Synagogue shootings. Mosque shootings. Church shootings. I’ve not read of any Hindu temple shootings, but if they’ve not happened, it seems inevitable. A Southern Baptist clergy said, “…no one should be gunned down in worship.” 


It’s a blue sky, sun shiny Colorado day. We get a lot of them though in recent months we’ve also had our share of dark and gloomy. I like both. The sunny days lift my spirit; the gloomy ones inspire my creativity.
Back to mussar yesterday. First time in quite a while. It was a gift, as was the minyan for Debra Copes’ mother’s memorial the night before.
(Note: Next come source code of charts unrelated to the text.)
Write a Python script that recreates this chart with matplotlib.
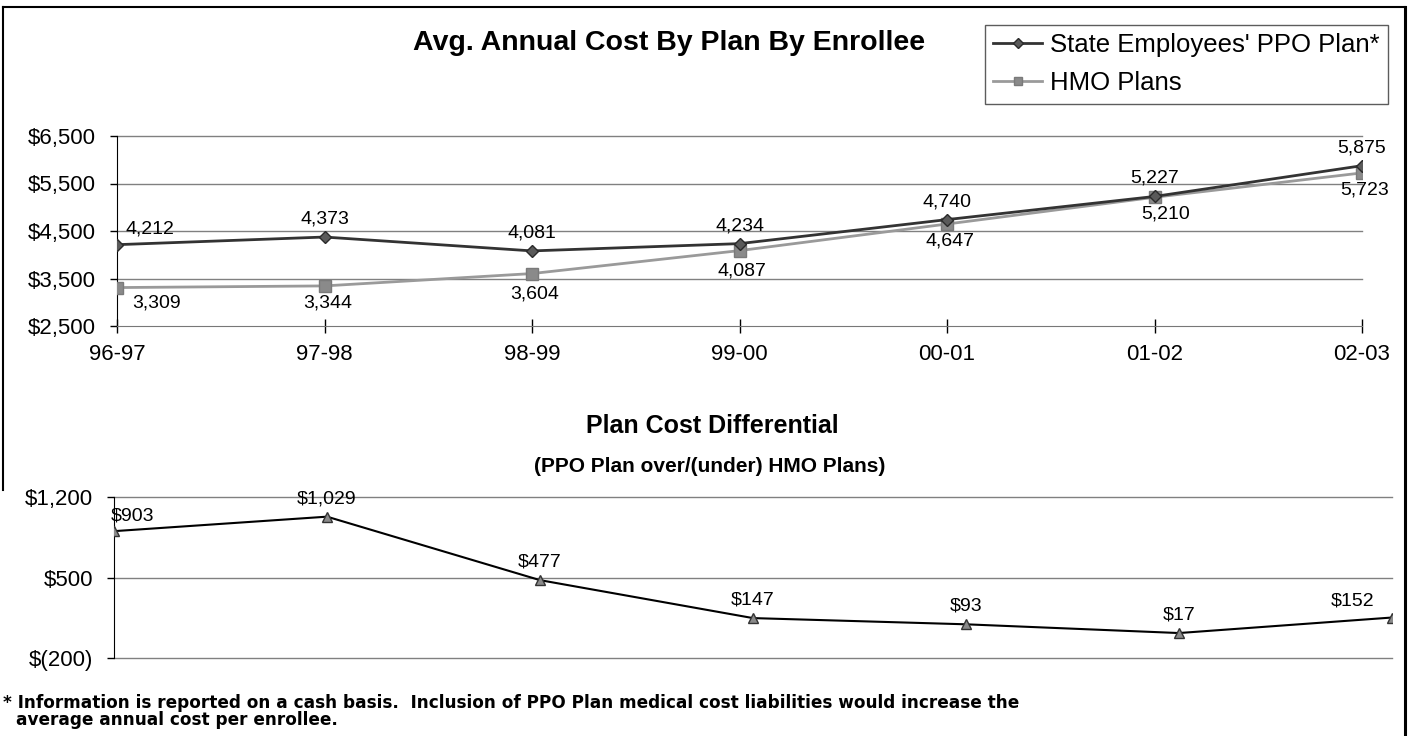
import matplotlib.pyplot as plt
from matplotlib.lines import Line2D
from matplotlib.ticker import FuncFormatter

plt.rcParams['font.family'] = ['Liberation Sans', 'DejaVu Sans']

# fiscal years and average annual cost per enrollee
years = ['96-97', '97-98', '98-99', '99-00', '00-01', '01-02', '02-03']
ppo = [4212, 4373, 4081, 4234, 4740, 5227, 5875]
hmo = [3309, 3344, 3604, 4087, 4647, 5210, 5723]
# PPO over/(under) HMO
diff = [903, 1029, 477, 147, 93, 17, 152]

top_ticks = [2500, 3500, 4500, 5500, 6500]
bottom_ticks = [-200, 500, 1200]

W, H = 1414, 736


def box(left, top, right, bottom):
    # pixel box -> figure fraction rect
    return [left / W, 1 - bottom / H, (right - left) / W, (bottom - top) / H]


def money(v, pos=None):
    if v < 0:
        return '$({:,.0f})'.format(-v)
    return '${:,.0f}'.format(v)


fig = plt.figure(figsize=(W / 100, H / 100), dpi=100)

# border around the whole page
fig.add_artist(Line2D([3 / W, 1405 / W], [1 - 7 / H, 1 - 7 / H], color='black', lw=1.5))
fig.add_artist(Line2D([1405 / W, 1405 / W], [1 - 7 / H, 0], color='black', lw=2.2))
fig.add_artist(Line2D([3 / W, 3 / W], [1 - 7 / H, 1 - 490 / H], color='black', lw=1.5))

x = list(range(len(years)))

# ---- top chart: cost by plan
ax1 = fig.add_axes(box(117, 136, 1362, 326))
l1, = ax1.plot(x, ppo, color='#333333', lw=2, marker='D', ms=6.5,
               mfc='#5a5a5a', mec='#2a2a2a', zorder=4)
l2, = ax1.plot(x, hmo, color='#9a9a9a', lw=2, marker='s', ms=8,
               mfc='#8a8a8a', mec='#7a7a7a', zorder=3)
ax1.set_xlim(0, 6)
ax1.set_ylim(2500, 6500)
ax1.set_yticks(top_ticks)
ax1.yaxis.set_major_formatter(FuncFormatter(money))
ax1.set_xticks(x)
ax1.set_xticklabels(years)
for t in top_ticks[1:]:
    ax1.axhline(t, color='#808080', lw=1, zorder=1, clip_on=False)
for s in ['top', 'right']:
    ax1.spines[s].set_visible(False)
ax1.spines['bottom'].set_color('#777777')
ax1.spines['left'].set_color('black')
ax1.tick_params(axis='y', direction='out', length=5, width=1, labelsize=16, pad=10)
ax1.tick_params(axis='x', direction='inout', length=10, width=1, labelsize=16, pad=8)

for i, v in enumerate(ppo):
    if i == 0:
        ax1.annotate('{:,}'.format(v), (i, v), xytext=(6, 11), textcoords='offset points',
                     ha='left', va='center', fontsize=14)
    else:
        ax1.annotate('{:,}'.format(v), (i, v), xytext=(0, 13), textcoords='offset points',
                     ha='center', va='center', fontsize=14)
for i, v in enumerate(hmo):
    if i == 0:
        ax1.annotate('{:,}'.format(v), (i, v), xytext=(11, -11), textcoords='offset points',
                     ha='left', va='center', fontsize=14)
    else:
        dx = 8 if i == 5 else 2
        dy = -15 if i in (2, 3) else -12
        ax1.annotate('{:,}'.format(v), (i, v), xytext=(dx, dy), textcoords='offset points',
                     ha='center', va='center', fontsize=14)

fig.text(669 / W, 1 - 43 / H, 'Avg. Annual Cost By Plan By Enrollee',
         ha='center', va='center', fontsize=20.5, weight='bold')

leg = fig.legend([l1, l2], ["State Employees' PPO Plan*", 'HMO Plans'],
                 loc='upper left', bbox_to_anchor=(985 / W, 1 - 25 / H),
                 fontsize=18.5, frameon=True, fancybox=False, edgecolor='#333333',
                 handlelength=1.9, handletextpad=0.3, labelspacing=0.55,
                 borderpad=0.32, borderaxespad=0, markerscale=0.8)
leg.get_frame().set_linewidth(1)

# ---- bottom chart: plan cost differential
ax2 = fig.add_axes(box(114, 497, 1392, 658))
ax2.plot(x, diff, color='black', lw=1.5, marker='^', ms=7.5,
         mfc='#8a8a8a', mec='#333333', zorder=4)
ax2.set_xlim(0, 6)
ax2.set_ylim(-200, 1200)
ax2.set_yticks(bottom_ticks)
ax2.yaxis.set_major_formatter(FuncFormatter(money))
ax2.set_xticks([])
for t in bottom_ticks:
    ax2.axhline(t, color='#808080', lw=1, zorder=1, clip_on=False)
for s in ['top', 'right', 'bottom']:
    ax2.spines[s].set_visible(False)
ax2.spines['left'].set_color('black')
ax2.tick_params(axis='y', direction='out', length=5, width=1, labelsize=16, pad=10)

for i, v in enumerate(diff):
    if i == 0:
        xy, ha = (-2, 11), 'left'
    elif i == len(diff) - 1:
        xy, ha = (-13, 12), 'right'
    else:
        xy, ha = (0, 13), 'center'
    ax2.annotate(money(v), (i, v), xytext=xy, textcoords='offset points',
                 ha=ha, va='center', fontsize=14)

fig.text(712 / W, 1 - 426 / H, 'Plan Cost Differential',
         ha='center', va='center', fontsize=18, weight='bold')
fig.text(710 / W, 1 - 466 / H, '(PPO Plan over/(under) HMO Plans)',
         ha='center', va='center', fontsize=15, weight='bold')

note_font = dict(ha='left', va='center', fontsize=12.2, weight='bold', family='DejaVu Sans')
fig.text(3 / W, 1 - 703 / H,
         '* Information is reported on a cash basis.  Inclusion of PPO Plan medical cost '
         'liabilities would increase the', **note_font)
fig.text(16 / W, 1 - 720 / H, 'average annual cost per enrollee.', **note_font)

fig.savefig('out.png', dpi=100)
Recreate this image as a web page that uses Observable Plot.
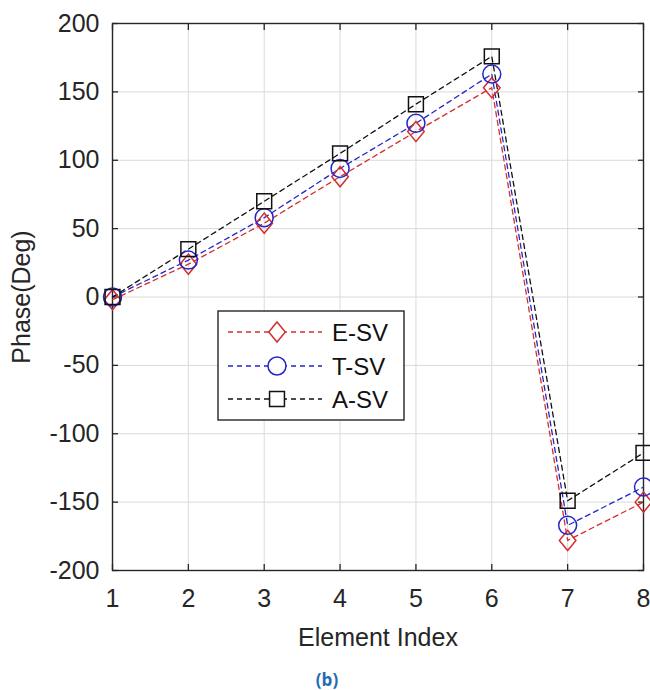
<!DOCTYPE html>
<html><head><meta charset="utf-8">
<script src="https://cdn.jsdelivr.net/npm/d3@7"></script>
<script src="https://cdn.jsdelivr.net/npm/@observablehq/plot@0.6"></script>
<style>
body{margin:0;background:#fff;font-family:"Liberation Sans",Arial,sans-serif;}
#wrap{position:relative;width:650px;height:650px;}
#legend{position:absolute;left:0;top:0;}
#caption{text-align:center;color:#1f6cb0;font-weight:bold;font-size:17px;font-family:"Open Sans",sans-serif;margin-top:20px;line-height:20px;width:650px;padding-left:4px;box-sizing:border-box;}
</style></head><body>
<div id="wrap"></div>
<div id="caption">(b)</div>
<script>
const elementIndex = [1, 2, 3, 4, 5, 6, 7, 8];
const seriesNames = ["E-SV", "T-SV", "A-SV"];
const eSV = [-2, 24, 54, 88, 121, 153, -178, -150];
const tSV = [0, 27, 58, 94, 127, 163, -167, -139];
const aSV = [0, 35, 70, 105, 141, 176, -149, -114];
const xTicks = [1, 2, 3, 4, 5, 6, 7, 8];
const yTicks = [-200, -150, -100, -50, 0, 50, 100, 150, 200];
const colors = ["#d42f2f", "#2525c8", "#111111"];

const seriesValues = [eSV, tSV, aSV];
const data = [];
seriesNames.forEach((s, i) => seriesValues[i].forEach((v, j) => data.push({series: s, x: elementIndex[j], y: v})));

const diamond = {draw(ctx, size) {
  const r = Math.sqrt(size / Math.PI);
  const w = r * 0.92, h = r * 1.12;
  ctx.moveTo(0, -h); ctx.lineTo(w, 0); ctx.lineTo(0, h); ctx.lineTo(-w, 0); ctx.closePath();
}};
const symbols = [diamond, "circle", "square"];
const radii = [9, 9, 8.4];
const axisColor = "#262626";
const empty = () => "";
const fmt = d => String(d);

const chart = Plot.plot({
  width: 650, height: 650,
  marginLeft: 112, marginRight: 7, marginTop: 23, marginBottom: 80,
  style: {fontFamily: "'Liberation Sans', Arial, sans-serif", color: axisColor, background: "transparent", overflow: "visible"},
  x: {domain: [1, 8]},
  y: {domain: [-200, 200]},
  marks: [
    Plot.gridX(xTicks, {stroke: "#dadada", strokeOpacity: 1, strokeWidth: 1}),
    Plot.gridY(yTicks, {stroke: "#dadada", strokeOpacity: 1, strokeWidth: 1}),
    Plot.axisX(xTicks, {anchor: "bottom", tickSize: 0, tickPadding: 19, fontSize: 25, tickFormat: fmt, label: "Element Index", labelAnchor: "center", labelArrow: "none", labelOffset: 75}),
    Plot.axisX(xTicks, {anchor: "bottom", tickSize: -6, tickFormat: empty, label: null, strokeWidth: 1.3}),
    Plot.axisX(xTicks, {anchor: "top", tickSize: -6, tickFormat: empty, label: null, strokeWidth: 1.3}),
    Plot.axisY(yTicks, {anchor: "left", tickSize: 0, tickPadding: 13, fontSize: 25, tickFormat: fmt, label: "Phase(Deg)", labelAnchor: "center", labelArrow: "none", labelOffset: 100}),
    Plot.axisY(yTicks, {anchor: "left", tickSize: -6, tickFormat: empty, label: null, strokeWidth: 1.3}),
    Plot.axisY(yTicks, {anchor: "right", tickSize: -6, tickFormat: empty, label: null, strokeWidth: 1.3}),
    Plot.frame({stroke: axisColor, strokeWidth: 1.4}),
    ...seriesNames.map((s, i) => Plot.line(data.filter(d => d.series === s), {x: "x", y: "y", stroke: colors[i], strokeWidth: 1.3, strokeDasharray: "5,4"})),
    ...seriesNames.map((s, i) => Plot.dot(data.filter(d => d.series === s), {x: "x", y: "y", stroke: colors[i], fill: "none", strokeWidth: 1.5, symbol: symbols[i], r: radii[i]}))
  ]
});
document.getElementById("wrap").appendChild(chart);

// legend overlay
const lg = d3.select("#wrap").append("svg").attr("id", "legend").attr("width", 650).attr("height", 650)
  .style("font-family", "'Liberation Sans', Arial, sans-serif");
lg.append("rect").attr("x", 218).attr("y", 311).attr("width", 186).attr("height", 109)
  .attr("fill", "#fff").attr("stroke", axisColor).attr("stroke-width", 1.4);
const rowsY = [332, 366, 399];
seriesNames.forEach((s, i) => {
  const y = rowsY[i];
  lg.append("line").attr("x1", 228).attr("x2", 322).attr("y1", y).attr("y2", y)
    .attr("stroke", colors[i]).attr("stroke-width", 1.3).attr("stroke-dasharray", "5,4");
  const sym = d3.symbol().type(i === 0 ? diamond : i === 1 ? d3.symbolCircle : d3.symbolSquare).size(Math.PI * radii[i] * radii[i]);
  lg.append("path").attr("d", sym()).attr("transform", `translate(277,${y})`)
    .attr("fill", "#fff").attr("stroke", colors[i]).attr("stroke-width", 1.5);
  lg.append("text").attr("x", 332).attr("y", y).attr("dy", "0.36em").attr("font-size", 24).attr("fill", "#111").text(s);
});
</script>
</body></html>
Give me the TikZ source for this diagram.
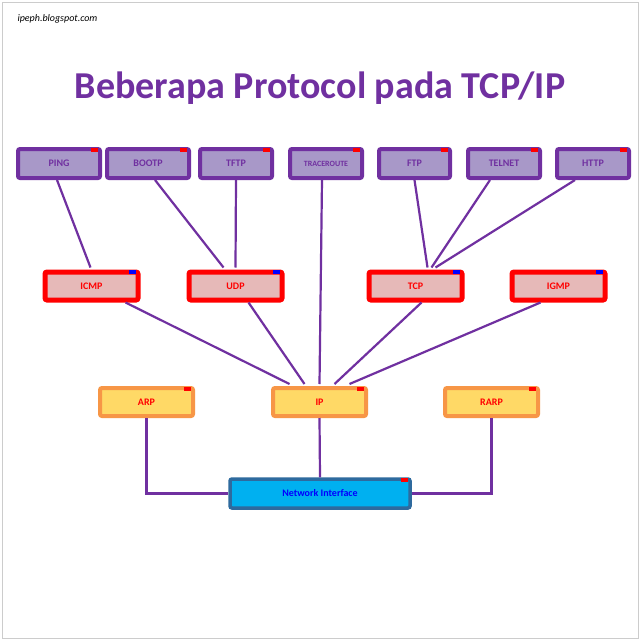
\documentclass[tikz,border=0pt]{standalone}
\usepackage{fontspec}
\setmainfont{Carlito}
\begin{document}
\begin{tikzpicture}[x=1pt,y=-1pt,
 topb/.style={draw=purpleD,fill=purpleL,line width=4pt,rounded corners=2pt,text=purpleD,font=\bfseries\fontsize{10}{11}\selectfont},
 midb/.style={draw=red,fill=pinkL,line width=5pt,rounded corners=2pt,text=red,font=\bfseries\fontsize{10}{11}\selectfont},
 lowb/.style={draw=orangeD,fill=yellowL,line width=4pt,rounded corners=2pt,text=red,font=\bfseries\fontsize{10}{11}\selectfont},
 nib/.style={draw=blueD,fill=cyanL,line width=3.5pt,rounded corners=2pt,text=blue,font=\bfseries\fontsize{10}{11}\selectfont},
 ln/.style={draw=purpleD,line width=2.2pt}]
\definecolor{purpleD}{HTML}{7030A0}
\definecolor{purpleL}{HTML}{A898C8}
\definecolor{pinkL}{HTML}{E6B9B8}
\definecolor{orangeD}{HTML}{F79646}
\definecolor{yellowL}{HTML}{FFD966}
\definecolor{blueD}{HTML}{2E6A9E}
\definecolor{cyanL}{HTML}{00B0F0}
\useasboundingbox (0,0) rectangle (640,640);
\fill[white] (0,0) rectangle (640,640);
\draw[gray!40,line width=1pt] (2,2) rectangle (638,638);
\node[anchor=west,font=\itshape\fontsize{10}{11}\selectfont] (site) at (14,19) {ipeph.blogspot.com};
\node[text=purpleD,font=\bfseries\fontsize{38}{44}\selectfont] (title) at (320,88) {Beberapa Protocol pada TCP/IP};
\newcommand\mybox[7]{\node[#1,minimum width=#4-#2-4,minimum height=#5-#3-4,inner sep=0pt] (#6) at ({(#2+#4)/2},{(#3+#5)/2}) {#7};}
\mybox{topb}{16}{147}{102}{180}{ping}{PING}
\mybox{topb}{105}{147}{191}{180}{bootp}{BOOTP}
\mybox{topb}{198}{147}{274}{180}{tftp}{TFTP}
\mybox{topb}{288}{147}{364}{180}{trace}{\fontsize{8}{9}\selectfont TRACEROUTE}
\mybox{topb}{377}{147}{452}{180}{ftp}{FTP}
\mybox{topb}{466}{147}{542}{180}{telnet}{TELNET}
\mybox{topb}{555}{147}{631}{180}{http}{HTTP}
\mybox{midb}{43}{270}{140}{302}{icmp}{ICMP}
\mybox{midb}{187}{270}{284}{302}{udp}{UDP}
\mybox{midb}{367}{270}{464}{302}{tcp}{TCP}
\mybox{midb}{510}{270}{607}{302}{igmp}{IGMP}
\mybox{lowb}{98}{386}{195}{418}{arp}{ARP}
\mybox{lowb}{271}{386}{368}{418}{ip}{IP}
\mybox{lowb}{443}{386}{540}{418}{rarp}{RARP}
\mybox{nib}{228}{477}{412}{510}{ni}{Network Interface}
\foreach \n in {ping,bootp,tftp,trace,ftp,telnet,http,arp,ip,rarp,ni}
  \fill[red] ([xshift=-4pt,yshift=-0.5pt]\n.north east) rectangle ++(-7,4);
\foreach \n in {icmp,udp,tcp,igmp}
  \fill[blue] ([xshift=-5pt,yshift=-0.5pt]\n.north east) rectangle ++(-7,4);
\path[ln] ([xshift=-2pt]ping.south) -- ([xshift=-1pt,yshift=2pt]icmp.north);
\path[ln] ([xshift=7pt]bootp.south) -- ([xshift=-12pt,yshift=2pt]udp.north);
\path[ln] (tftp.south) -- ([yshift=2pt]udp.north);
\path[ln] ([xshift=-4pt]trace.south) -- ([xshift=0pt,yshift=2pt]ip.north);
\path[ln] (ftp.south) -- ([xshift=12pt,yshift=2pt]tcp.north);
\path[ln] ([xshift=-14pt]telnet.south) -- ([xshift=16pt,yshift=2pt]tcp.north);
\path[ln] ([xshift=-18pt]http.south) -- ([xshift=20pt,yshift=2pt]tcp.north);
\path[ln] ([xshift=34pt]icmp.south) -- ([xshift=-30pt,yshift=2pt]ip.north);
\path[ln] ([xshift=13pt]udp.south) -- ([xshift=-15pt,yshift=2pt]ip.north);
\path[ln] ([xshift=6pt]tcp.south) -- ([xshift=15pt,yshift=2pt]ip.north);
\path[ln] ([xshift=-18pt]igmp.south) -- ([xshift=30pt,yshift=2pt]ip.north);
\path[ln] (ip.south) -- (ni.north);
\path[ln] (arp.south) |- (ni.west);
\path[ln] (rarp.south) |- (ni.east);
\end{tikzpicture}
\end{document}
Being away for a while makes me more aware of these moments. Yet Debra wanted me at her mother’s minyan. She did a universal worship service which consists of lighting candles for Hinduism, Zoroastrianism, Christianity, Buddhism, Islam, Judaism, and a general candle for other witnesses to the divine. Rabbi Jamie said, at a meeting a couple of weeks ago, “This ex-Presbyterian understands Reconstruction better than anybody else around this table.” Around the table were key leaders of the synagogue.
The Jewish approach to death, too. Sitting shiva with someone after a death. Having those in mourning stand and be acknowledged during the mourner’s kaddish at every worship service. Celebrating each year the yahrzeit, the year anniversary of a loved ones death. Calling together a minyan as Debra did for honoring her mother. Those who knew it, repeated the mourner’s kaddish from memory. A vital and key part of maintaining community, acknowledging that the dead live on, not gone, just absent.




So much here. The grit of my life over the past three and a half years. How has all this changed me? What direction does it suggest? How might I live into it with greater joy, greater passion, greater serenity? I also need a break from the every day. Not just because it’s been stressful as I said below, but because it’s been a long time between breaks. Tom and Mark’s visit was a nice respite, but too short.
Stressed. That’s me. Boiled over. Had to pick up Kate from Swedish yesterday. Drove in, 45 minutes, ready to leave. Do you have the oxygen? That’s Kate’s portable O2. No. Well, we can’t let her out of her legally without oxygen. She won’t die on the way home. Legal. Go find an O2 canister. OK. Over to Safeway, walking. No. Driving, after waiting several minutes for the valet to find our car. King Sooper. No. Hot. Fine. Going back to Conifer. Drove home, 45 minutes. Picked up O2. Talking myself down from being really angry. My fault. I forgot it. Why? I need a break. A respite. Too long at this now. 7 months. Two of those months sick myself. Now my psa kerfuffle. I’m distracted, feeling more responsibility than I can manage. Nobody’s fault. Life in our third phase lane right now.